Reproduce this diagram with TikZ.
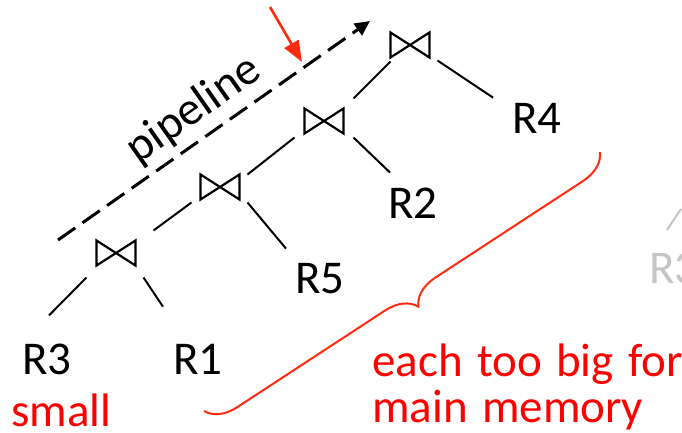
\documentclass[tikz,border=0pt]{standalone}
\usepackage{fontspec}
\setmainfont{Carlito}
\newfontfamily\notefont[WordSpace=1.35]{Carlito}
\usetikzlibrary{arrows.meta,decorations.pathreplacing}
\definecolor{hired}{HTML}{FF0000}
\definecolor{arrred}{HTML}{FF2A10}
\definecolor{faded}{HTML}{C4C4C4}
\begin{document}
\begin{tikzpicture}[x=1pt,y=-1pt,
  joinop/.style={minimum width=39pt,minimum height=25pt,inner sep=0pt,outer sep=0pt},
  rel/.style={inner sep=0pt,font=\fontsize{47}{49}\selectfont},
  note/.style={inner sep=0pt,text=hired,font=\notefont\fontsize{47}{49}\selectfont},
  link/.style={line width=2pt,black},
  tie/.style={line width=2.2pt,line join=miter}]
\useasboundingbox (0,0) rectangle (682,433);

% join operators
\node[joinop] (j1) at (410,45) {};
\node[joinop] (j2) at (324,121) {};
\node[joinop] (j3) at (220,187) {};
\node[joinop] (j4) at (116,253) {};
\foreach \j in {j1,j2,j3,j4}
  \draw[tie] (\j.north west) -- (\j.south east) -- (\j.north east) -- (\j.south west) -- cycle;

% relations
\node[rel] (R4) at (537,118) {R4};
\node[rel] (R2) at (413,203) {R2};
\node[rel] (R5) at (320,279) {R5};
\node[rel] (R3) at (47,359) {R3};
\node[rel] (R1) at (198,359) {R1};
\node[rel,text=faded,anchor=base west] (R3b) at (649,283) {R3};

% tree edges
\draw[link] ([shift={(8,3)}]j1.south east) -- ([shift={(-19,-5)}]R4.north west);
\draw[link] ([shift={(10,-10)}]j2.north east) -- ([shift={(0,4)}]j1.south west);
\draw[link] ([shift={(10,4)}]j2.south east) -- ([shift={(-23,-15)}]R2.north);
\draw[link] ([shift={(8,0)}]j3.north east) -- ([shift={(-10,4)}]j2.south west);
\draw[link] ([shift={(8,3)}]j3.south east) -- ([shift={(-34,-15)}]R5.north);
\draw[link] ([shift={(18,-10)}]j4.north east) -- ([shift={(-9,3)}]j3.south west);
\draw[link] ([shift={(-10,12)}]j4.south west) -- ([shift={(2,-28)}]R3.north);
\draw[link] ([shift={(8,12)}]j4.south east) -- ([shift={(-35,-37)}]R1.north);
\draw[faded,line width=2pt] ([shift={(18,-53)}]R3b.base west) -- ++(14,-21);

% pipeline direction
\coordinate (pS) at (58,240);
\coordinate (pE) at (370,21);
\draw[line width=3pt,dash pattern=on 21pt off 9pt,
  -{Triangle[length=15pt,width=14pt]}] (pS) -- (pE);
\node[rel,rotate=35] (pipe) at (194,110) {pipeline};

% marker arrow
\coordinate (mS) at (270,7);
\coordinate (mE) at (302,62);
\draw[arrred,line width=2.6pt,-{Triangle[length=21pt,width=16pt]}] (mS) -- (mE);

% brace and notes
\coordinate (bA) at (204,411);
\coordinate (bB) at (600,152);
\draw[arrred,line width=2pt,decorate,
  decoration={brace,mirror,amplitude=30pt,aspect=0.5}] (bA) -- (bB);
\node[note,anchor=base west] (small) at (11,426) {small};
\node[note,anchor=base west] (big1) at (372,376) {each too big for};
\node[note,anchor=base west] (big2) at (372,422) {main memory};
\end{tikzpicture}
\end{document}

···

__EXERCISE OBJECTIVE__: Print out the whole of the material word for word, without pictures.

__CORRECT OUTPUT__:
Reproduce this diagram with TikZ.
\documentclass[tikz,border=0pt]{standalone}
\usepackage{fontspec}
\setmainfont{Carlito}
\newfontfamily\notefont[WordSpace=1.35]{Carlito}
\usetikzlibrary{arrows.meta,decorations.pathreplacing}
\definecolor{hired}{HTML}{FF0000}
\definecolor{arrred}{HTML}{FF2A10}
\definecolor{faded}{HTML}{C4C4C4}
\begin{document}
\begin{tikzpicture}[x=1pt,y=-1pt,
  joinop/.style={minimum width=39pt,minimum height=25pt,inner sep=0pt,outer sep=0pt},
  rel/.style={inner sep=0pt,font=\fontsize{47}{49}\selectfont},
  note/.style={inner sep=0pt,text=hired,font=\notefont\fontsize{47}{49}\selectfont},
  link/.style={line width=2pt,black},
  tie/.style={line width=2.2pt,line join=miter}]
\useasboundingbox (0,0) rectangle (682,433);

% join operators
\node[joinop] (j1) at (410,45) {};
\node[joinop] (j2) at (324,121) {};
\node[joinop] (j3) at (220,187) {};
\node[joinop] (j4) at (116,253) {};
\foreach \j in {j1,j2,j3,j4}
  \draw[tie] (\j.north west) -- (\j.south east) -- (\j.north east) -- (\j.south west) -- cycle;

% relations
\node[rel] (R4) at (537,118) {R4};
\node[rel] (R2) at (413,203) {R2};
\node[rel] (R5) at (320,279) {R5};
\node[rel] (R3) at (47,359) {R3};
\node[rel] (R1) at (198,359) {R1};
\node[rel,text=faded,anchor=base west] (R3b) at (649,283) {R3};

% tree edges
\draw[link] ([shift={(8,3)}]j1.south east) -- ([shift={(-19,-5)}]R4.north west);
\draw[link] ([shift={(10,-10)}]j2.north east) -- ([shift={(0,4)}]j1.south west);
\draw[link] ([shift={(10,4)}]j2.south east) -- ([shift={(-23,-15)}]R2.north);
\draw[link] ([shift={(8,0)}]j3.north east) -- ([shift={(-10,4)}]j2.south west);
\draw[link] ([shift={(8,3)}]j3.south east) -- ([shift={(-34,-15)}]R5.north);
\draw[link] ([shift={(18,-10)}]j4.north east) -- ([shift={(-9,3)}]j3.south west);
\draw[link] ([shift={(-10,12)}]j4.south west) -- ([shift={(2,-28)}]R3.north);
\draw[link] ([shift={(8,12)}]j4.south east) -- ([shift={(-35,-37)}]R1.north);
\draw[faded,line width=2pt] ([shift={(18,-53)}]R3b.base west) -- ++(14,-21);

% pipeline direction
\coordinate (pS) at (58,240);
\coordinate (pE) at (370,21);
\draw[line width=3pt,dash pattern=on 21pt off 9pt,
  -{Triangle[length=15pt,width=14pt]}] (pS) -- (pE);
\node[rel,rotate=35] (pipe) at (194,110) {pipeline};

% marker arrow
\coordinate (mS) at (270,7);
\coordinate (mE) at (302,62);
\draw[arrred,line width=2.6pt,-{Triangle[length=21pt,width=16pt]}] (mS) -- (mE);

% brace and notes
\coordinate (bA) at (204,411);
\coordinate (bB) at (600,152);
\draw[arrred,line width=2pt,decorate,
  decoration={brace,mirror,amplitude=30pt,aspect=0.5}] (bA) -- (bB);
\node[note,anchor=base west] (small) at (11,426) {small};
\node[note,anchor=base west] (big1) at (372,376) {each too big for};
\node[note,anchor=base west] (big2) at (372,422) {main memory};
\end{tikzpicture}
\end{document}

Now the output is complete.